I posted about this problem on the Zimbra forums, and they suggested I post here. I haven't been able to figure this out for quite a while (since August, 2008, at least).

The problem I am having is that when my server boots up, both Zimbra and Drupal want to access postfix. It seems that Drupal usually wins, but that's no good, because then Zimbra doesn't work at all.

My solution thus far has been to kill the postfix instance that drupal starts, and then to restart Zimbra. This works, but then Drupal can't send mail, which is bad for numerous reasons.

Does anybody have any suggestions for methods so that the two apps can share postfix or each have their own instance, or something? I'd like to go virtual, but that's kind of a big solution to what seems like a pretty small problem.

Some other relevant details. The post on the Zimbra forum is here: http://www.zimbra.com/forums/installation/3688-mta-smtp-issues-after-ins...

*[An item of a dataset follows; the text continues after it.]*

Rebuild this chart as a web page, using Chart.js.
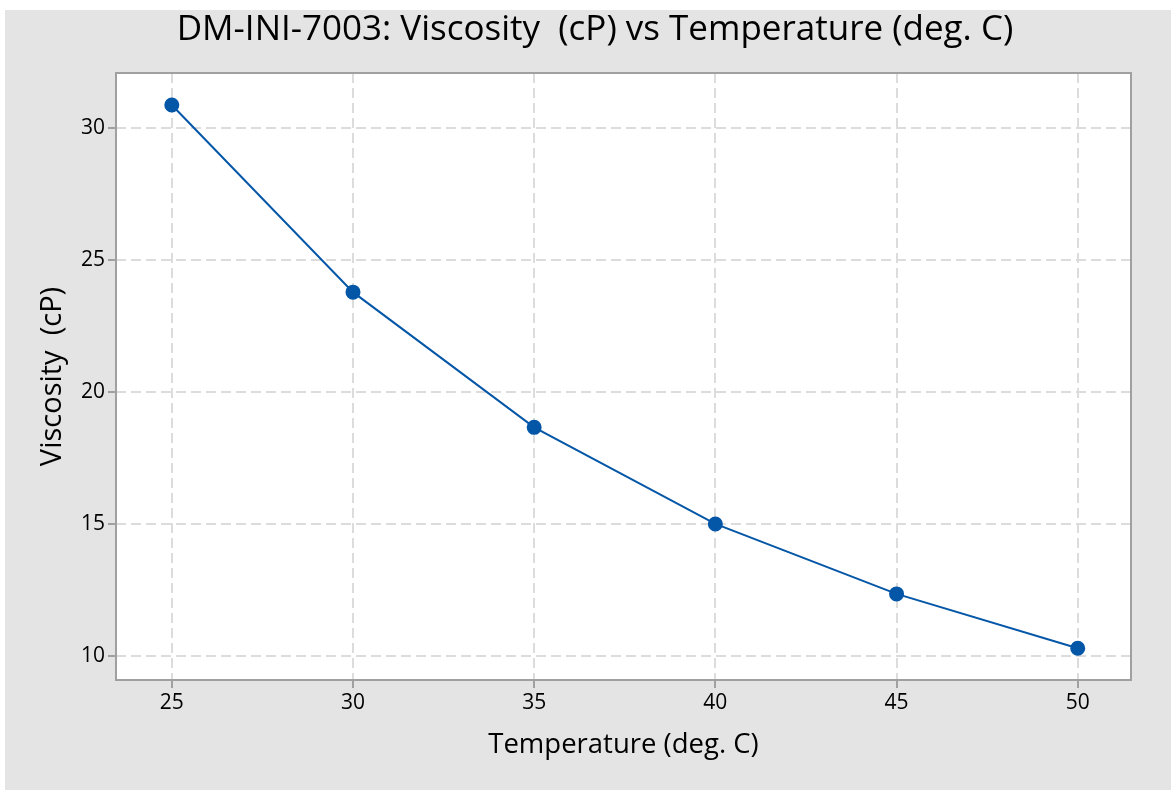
<!DOCTYPE html>
<html>
<head>
<meta charset="utf-8">
<script src="https://cdn.jsdelivr.net/npm/chart.js@4/dist/chart.umd.min.js"></script>
<style>
  html, body { margin: 0; padding: 0; background: #ffffff; }
  #c { display: block; }
</style>
</head>
<body>
<canvas id="c" width="1171" height="790"></canvas>
<script>
// ---- data ----
const temperatures = [25, 30, 35, 40, 45, 50];
const viscosity = [30.87, 23.78, 18.66, 15.0, 12.35, 10.29];
const xTickValues = [25, 30, 35, 40, 45, 50];
const yTickValues = [10, 15, 20, 25, 30];
const chartTitle = 'DM-INI-7003: Viscosity  (cP) vs Temperature (deg. C)';
const xTitle = 'Temperature (deg. C)';
const yTitle = 'Viscosity  (cP)';

const FONT = '"Open Sans", "Noto Sans", sans-serif';
const GRID = '#dcdcdc';
const FRAME = '#a0a0a0';
const BLUE = '#0456a7';

const backgroundPlugin = {
  id: 'bgFrame',
  beforeDraw(chart) {
    const ctx = chart.ctx;
    const a = chart.chartArea;
    ctx.save();
    ctx.fillStyle = '#ffffff';
    ctx.fillRect(0, 0, chart.width, chart.height);
    ctx.fillStyle = '#e4e4e4';
    ctx.fillRect(5, 10, chart.width - 5, chart.height - 10);
    ctx.fillStyle = '#ffffff';
    ctx.fillRect(a.left, a.top, a.right - a.left, a.bottom - a.top);
    ctx.restore();
  },
  beforeDatasetsDraw(chart) {
    const ctx = chart.ctx;
    const a = chart.chartArea;
    ctx.save();
    ctx.strokeStyle = FRAME;
    ctx.lineWidth = 2;
    ctx.strokeRect(a.left, a.top, a.right - a.left, a.bottom - a.top);
    ctx.restore();
  },
  afterLayout(chart) {
    // centre the title over the grey panel as in the reference
    if (chart.titleBlock) {
      chart.titleBlock.left = 19;
      chart.titleBlock.right = 1171;
    }
  }
};

const gridOpts = {
  color: GRID,
  lineWidth: 2,
  drawTicks: true,
  tickLength: 8,
  tickColor: FRAME,
  tickWidth: 2,
  tickBorderDash: []
};

new Chart(document.getElementById('c'), {
  type: 'line',
  data: {
    datasets: [{
      data: temperatures.map((t, i) => ({ x: t, y: viscosity[i] })),
      borderColor: BLUE,
      backgroundColor: BLUE,
      pointBackgroundColor: BLUE,
      pointBorderColor: BLUE,
      borderWidth: 2,
      pointRadius: 6.5,
      pointHoverRadius: 6.5,
      tension: 0,
      fill: false
    }]
  },
  options: {
    responsive: false,
    animation: false,
    devicePixelRatio: 1,
    layout: { padding: { left: 0, right: 40, top: 0, bottom: 0 } },
    plugins: {
      legend: { display: false },
      tooltip: { enabled: false },
      title: {
        display: true,
        text: chartTitle,
        color: '#000000',
        font: { family: FONT, size: 35, weight: 'normal', lineHeight: 1.2 },
        padding: { top: 9, bottom: 22 }
      }
    },
    scales: {
      x: {
        type: 'linear',
        min: 23.46,
        max: 51.47,
        afterFit(s) { s.height = 110; },
        afterBuildTicks(s) { s.ticks = xTickValues.map(v => ({ value: v })); },
        border: { display: false, dash: [10, 5] },
        grid: gridOpts,
        ticks: {
          color: '#000000',
          font: { family: FONT, size: 21 },
          padding: 2,
          maxRotation: 0,
          autoSkip: false
        },
        title: {
          display: true,
          text: xTitle,
          color: '#000000',
          font: { family: FONT, size: 27.5, lineHeight: 1.2 },
          padding: { top: 0, bottom: 28 }
        }
      },
      y: {
        type: 'linear',
        min: 9.09,
        max: 32.08,
        afterFit(s) { s.width = 116; },
        afterBuildTicks(s) { s.ticks = yTickValues.map(v => ({ value: v })); },
        border: { display: false, dash: [10, 5] },
        grid: gridOpts,
        ticks: {
          color: '#000000',
          font: { family: FONT, size: 21 },
          padding: 3,
          autoSkip: false
        },
        title: {
          display: true,
          text: yTitle,
          color: '#000000',
          font: { family: FONT, size: 29, lineHeight: 1.2 },
          padding: { top: 35, bottom: 0 }
        }
      }
    }
  },
  plugins: [backgroundPlugin]
});
</script>
</body>
</html>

The error Zimbra gives me when Drupal has postfix is: a non-zimbra postfix is already running:
disable that and run "chown zimbra:zimbra /var/log/zimbra.log" as root and you should be ready to go

Any help?

Comments

styro’s picture

Drupal just uses the built in mail sending function of PHP, and how that works is configured in php.ini. On Windows by default it will use an SMTP server running on localhost port 25, on unix it will use the sendmail command line utility.

see:
http://php.net/manual/en/mail.requirements.php
http://php.net/manual/en/mail.configuration.php
http://php.net/manual/en/book.mail.php

Postfix includes its own sendmail utility that is compatible with the user interface of the original Sendmail one. This sendmail utility will create a mail message and drop the it the appropriate postfix queue. If postfix isn't running, then the message will wait in the queue until postfix starts again.

Drupal doesn't directly use or configure any postfix daemons at all, it just relies on PHP being able to run the sendmail command provided by postfix. There is nothing Drupal related here, you would have the same issues with any other PHP app that used the PHP mail function.

Your choices would be:

a) configure PHP to use Zimbras postfix by changing the path to the sendmail utility. I guess that wouldn't cause any problems, but I don't know Zimbra. Then leave Ubuntus built-in postfix disabled.

Note: Try the above before worrying about this... You might still have problems with PHP finding the old sendmail utility on the PATH though. You'll either need to change the PATH that Apache/PHP uses, or you might be able to use the MAIL_CONFIG environment variable to tell Ubuntus sendmail to use Zimbras postfix configuration (see the sendmail man page).

or

b) reconfigure Ubuntus postfix so that nothing comflicts with Zimbras. eg change port numbers and/or IP addresses and/or unix pipe names etc until they can both run without bumping into each other. You'd really need help from the postfix community for that.

or

c) Leave Ubuntus postfix disabled, and install one of the SMTP modules for Drupal that directly use SMTP for outgoing mail. That way you could use Zimbra as the lcoal mail server for this.

Hope that helps

mlissner’s picture

This was a very helpful post. Figuring out that it's in fact php that needs to be reconfigured was a big step for some reason. The process I used to fix this was to turn off the usual postfix startup:
update-rc.d -f postfix remove

So now it theoretically won't start up when the server reboots.

Then, I had to reconfigure the php.ini file by:
sudo vi /etc/php5/apach2/php.ini

Then I edited it as follows:
637 [mail function]
638 ; For Win32 only.
639 SMTP = localhost
640 smtp_port = 25
641
642 ; For Win32 only.
643 ;sendmail_from = me@example.com
644
645 ; For Unix only. You may supply arguments as well (default: "sendmail -t -i").
646 sendmail_path = /opt/zimbra/postfix/sbin/sendmail -t
647
648 ; Force the addition of the specified parameters to be passed as extra parameters
649 ; to the sendmail binary. These parameters will always replace the value of
650 ; the 5th parameter to mail(), even in safe mode.
651 ;mail.force_extra_parameters =

After that, I restarted apache, and things worked. I also did the update-alternatives command listed here: http://wiki.zimbra.com/index.php?title=How_to_%22fix%22_system%27s_sendm...

But I'm unsure that that did anything. So, in the end, I did option c, which isn't exactly my preference because I'm going to have mail problems again later if I want to use the system mailer, but we'll cross that bridge then!

liquidcable’s picture

This solution worked for me. I'm running Zimbra and Ubuntu 8.04.

buee’s picture

What OS did you do this on, mlissner? I'm running drupal on Ubuntu and desperately need the ability to send e-mail. I already have a Zimbra server set up and am solely administering it, but I fear its authentication may be a bit difficult to overcome.

mlissner’s picture

For some reason, the drupal.org site doesn't ping me when people reply to threads on the forum.

Anyway, I was running this on Ubuntu 7.04...until today. I just updated to 8.04, since that's what Zimbra recommends. I'm running into new problems today. I'll post if I figure out the solution, and if it's anything interesting.